During more than four decades — in St. Louis, in the Manhattan Garment District, and since 1987 on Bedford Avenue in Brooklyn — Jim Nickel has created a richly varied yet cohesive body of work. He works across the genres, using photography, drawing, painting, and sculpture to develop his ideas. He creates with materials at hand: exotic hardwoods, the frame of an old handtruck from the Macy’s dumpster, precious metals, castoff ballast from boxcars, a bucket of roofing tar, lumps of fossilized dinosaur dung.
Nickel earned a B.A. in philosophy and classical languages from Concordia Senior College in Ft. Wayne, Indiana. He studied three years for the Lutheran Ministry at Concordia Seminary, St. Louis, including a full year of internship — a vicarage — in Cleveland. He left the seminary in 1968, and began studies at the Washington University School of Fine Arts. During two years at Washington University, he worked for Ernö Koch, a local sculptor, enlarging Koch’s small pieces for large outdoor commissions in welded steel. He learned photography, welding, and printmaking from Koch and remained in the Brentwood studio after Koch’s death in 1970.

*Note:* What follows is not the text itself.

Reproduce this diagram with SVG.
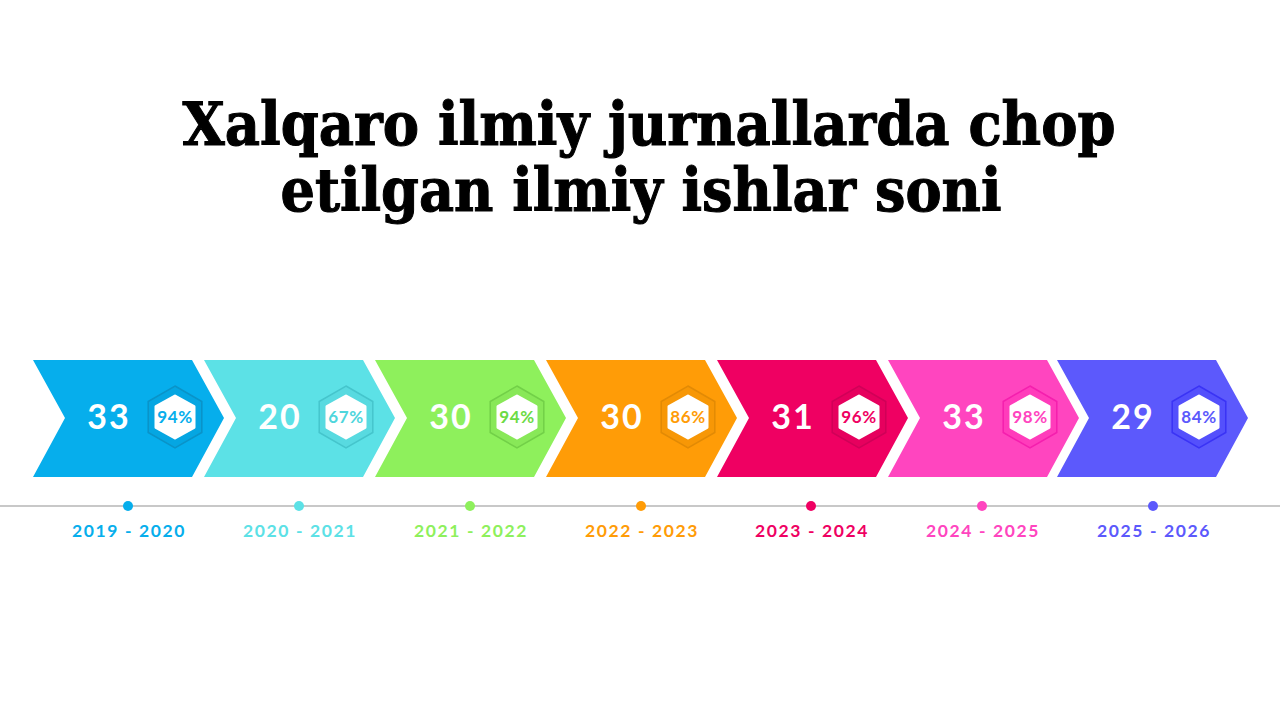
<svg xmlns="http://www.w3.org/2000/svg" width="1280" height="720" viewBox="0 0 1280 720">
<defs>
<style>
.title{font-family:"DejaVu Serif","Liberation Serif",serif;font-weight:bold;font-size:59px;fill:#000;stroke:#000;stroke-width:1.1px;text-anchor:middle}
.num{font-family:Lato,"Liberation Sans",sans-serif;font-weight:bold;font-size:34px;fill:#fff;text-anchor:middle;letter-spacing:2px}
.pct{font-family:Lato,"Liberation Sans",sans-serif;font-weight:bold;font-size:17px;text-anchor:middle;letter-spacing:0.6px}
.yr{font-family:Lato,"Liberation Sans",sans-serif;font-weight:bold;font-size:17.5px;text-anchor:middle;letter-spacing:1.6px}
.hexo{stroke-width:1.5}
.hexi{fill:#fff;stroke:#fff;stroke-width:3;stroke-linejoin:round}
</style>
<path id="chev" d="M0,360 L159,360 L191,418 L159,477 L0,477 L32,418 Z"/>
<polygon id="hexO" points="0,-31 26.8,-15.5 26.8,15.5 0,31 -26.8,15.5 -26.8,-15.5"/>
<polygon id="hexI" points="0,-21 19,-10.5 19,10.5 0,21 -19,10.5 -19,-10.5"/>
</defs>
<rect width="1280" height="720" fill="#fff"/>
<g id="title">
<text class="title" x="649" y="145" textLength="933" lengthAdjust="spacingAndGlyphs">Xalqaro ilmiy jurnallarda chop</text>
<text class="title" x="641" y="211" textLength="721" lengthAdjust="spacingAndGlyphs">etilgan ilmiy ishlar soni</text>
</g>
<g id="connectors">
<line x1="0" y1="506" x2="1280" y2="506" stroke="#c8c8c8" stroke-width="2"/>
</g>
<g id="node1">
<use href="#chev" x="33" fill="#06aeec"/>
<text class="num" x="109" y="429">33</text>
<use href="#hexO" class="hexo" x="175" y="417" fill="#05a6e2" stroke="#0a93c8"/>
<use href="#hexI" class="hexi" x="175" y="417"/>
<text class="pct" x="175" y="423" fill="#06aeec">94%</text>
<circle cx="128" cy="506" r="5" fill="#06aeec"/>
<text class="yr" x="129" y="537" fill="#06aeec">2019 - 2020</text>
</g>
<g id="node2">
<use href="#chev" x="204" fill="#5ce1e6"/>
<text class="num" x="280" y="429">20</text>
<use href="#hexO" class="hexo" x="346" y="417" fill="#58dae0" stroke="#45c5cc"/>
<use href="#hexI" class="hexi" x="346" y="417"/>
<text class="pct" x="346" y="423" fill="#4fd6dc">67%</text>
<circle cx="299" cy="506" r="5" fill="#5ce1e6"/>
<text class="yr" x="300" y="537" fill="#5ce1e6">2020 - 2021</text>
</g>
<g id="node3">
<use href="#chev" x="375" fill="#8ef05c"/>
<text class="num" x="451" y="429">30</text>
<use href="#hexO" class="hexo" x="517" y="417" fill="#88e858" stroke="#72d048"/>
<use href="#hexI" class="hexi" x="517" y="417"/>
<text class="pct" x="517" y="423" fill="#6cdb44">94%</text>
<circle cx="470" cy="506" r="5" fill="#8ef05c"/>
<text class="yr" x="471" y="537" fill="#8ef05c">2021 - 2022</text>
</g>
<g id="node4">
<use href="#chev" x="546" fill="#ff9c07"/>
<text class="num" x="622" y="429">30</text>
<use href="#hexO" class="hexo" x="688" y="417" fill="#f79706" stroke="#e28a05"/>
<use href="#hexI" class="hexi" x="688" y="417"/>
<text class="pct" x="688" y="423" fill="#ff9c07">86%</text>
<circle cx="641" cy="506" r="5" fill="#ff9c07"/>
<text class="yr" x="642" y="537" fill="#ff9c07">2022 - 2023</text>
</g>
<g id="node5">
<use href="#chev" x="717" fill="#ef0062"/>
<text class="num" x="793" y="429">31</text>
<use href="#hexO" class="hexo" x="859" y="417" fill="#e6005e" stroke="#d00058"/>
<use href="#hexI" class="hexi" x="859" y="417"/>
<text class="pct" x="859" y="423" fill="#ef0062">96%</text>
<circle cx="811" cy="506" r="5" fill="#ef0062"/>
<text class="yr" x="812" y="537" fill="#ef0062">2023 - 2024</text>
</g>
<g id="node6">
<use href="#chev" x="888" fill="#ff45bf"/>
<text class="num" x="964" y="429">33</text>
<use href="#hexO" class="hexo" x="1030" y="417" fill="#ff3cbb" stroke="#f51fae"/>
<use href="#hexI" class="hexi" x="1030" y="417"/>
<text class="pct" x="1030" y="423" fill="#ff45bf">98%</text>
<circle cx="982" cy="506" r="5" fill="#ff45bf"/>
<text class="yr" x="983" y="537" fill="#ff45bf">2024 - 2025</text>
</g>
<g id="node7">
<use href="#chev" x="1057" fill="#5c59fc"/>
<text class="num" x="1133" y="429">29</text>
<use href="#hexO" class="hexo" x="1199" y="417" fill="#5450fc" stroke="#3a33f5"/>
<use href="#hexI" class="hexi" x="1199" y="417"/>
<text class="pct" x="1199" y="423" fill="#5c59fc">84%</text>
<circle cx="1153" cy="506" r="5" fill="#5c59fc"/>
<text class="yr" x="1154" y="537" fill="#5c59fc">2025 - 2026</text>
</g>
</svg>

Nickel developed his own work in the Brentwood studio until 1978, showing at the Terry Moore Gallery downtown and at Mark Twain Banks among others, and he taught three-dimensional design in the core program at Washington University. The St. Louis Art Museum purchased one of his large paintings in 1975 for its permanent collection.
In 1978, Nickel moved to New York where he earned an M.F.A. in sculpture at Columbia University (1986) and a teaching certificate from Columbia Teachers College. He has been a visiting artist in the New York State school system and continues to work in his Brooklyn studio, rotating among sculpture, painting, and photography.